The lineage harvester

You use the lineage harvester to collect source code from your data sources and create new relations between data elements from your data source and existing assets into Data Catalog.

The lineage harvester runs close to the data source and can harvest transformation logic like SQL scripts and ETL scripts from a specific location, for example a database table or a folder on a file system.

The lineage harvester connects to different Collibra Data Lineage service instances based on your geographical location and cloud provider. Ensure you have the correct system requirements before you run the lineage harvester. If your location or cloud provider changes, the lineage harvester re-harvests all your data sources.

Note Technical lineage is created by a cloud-based service. You only connect to the cloud via an API call that is triggered by the lineage harvester.

This information includes the following sections:

For details about the typical workflow of creating technical lineage by using the lineage harvester or technical lineage via Edge, go to Technical lineage typical workflow.

The lineage harvester configuration file

The lineage harvester uses a configuration file to connect to JDBC data sources, BI tools and ETL tools. The configuration file contains references to the data sources for which you want to create a technical lineage. You have to prepare the configuration file if you want to create a technical lineage and add new relations of the type "Data Element targets / sources Data Element" between existing assets in Data Catalog, and "Column is target of / is source of Data Attribute" between assets from ingested BI sources and assets in Data Catalog.

Warning You can only use UTF-8 or ISO-8859-1 characters in all lineage harvester files.

The lineage harvester components

The lineage harvester consists of components that harvest the metadata from the data sources specified in your configuration file and send their metadata to the Collibra Data Lineage service.

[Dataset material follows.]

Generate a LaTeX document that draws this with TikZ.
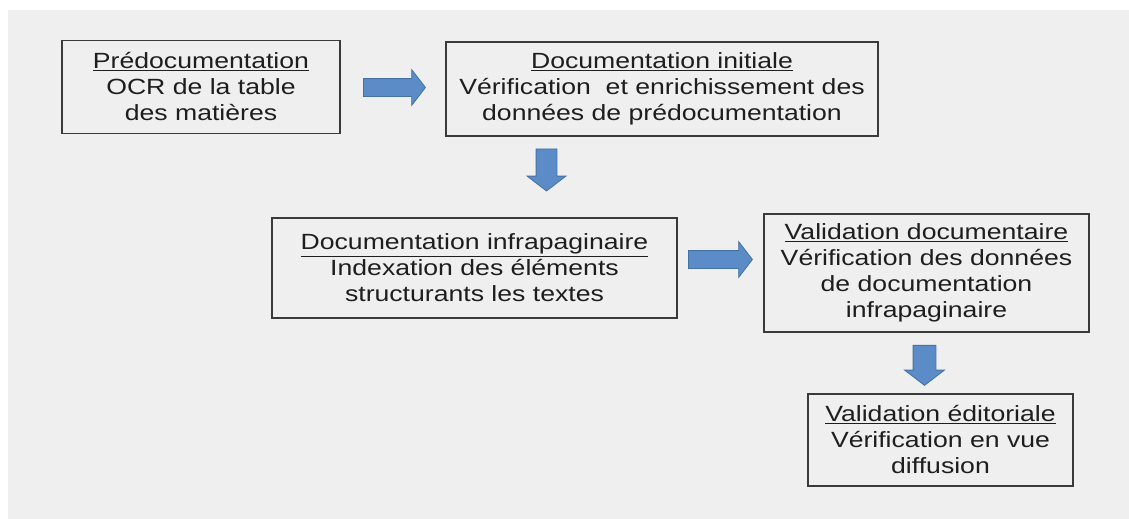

Using the lineage harvester

If you want to separately process data sources on different servers, you can use more than one lineage harvester connected to a single Collibra Data Intelligence Platform instance. In this case, you can create a configuration file for the lineage harvester on each server and configure different data sources in each configuration file.

Note You can use different command options and arguments to perform various actions with the lineage harvester.

Permissions

You need a global role with the System Administration global permission, for example Sysadmin. This role must have access to all assets in the data sources in the configuration file and be able to create new relations between these assets.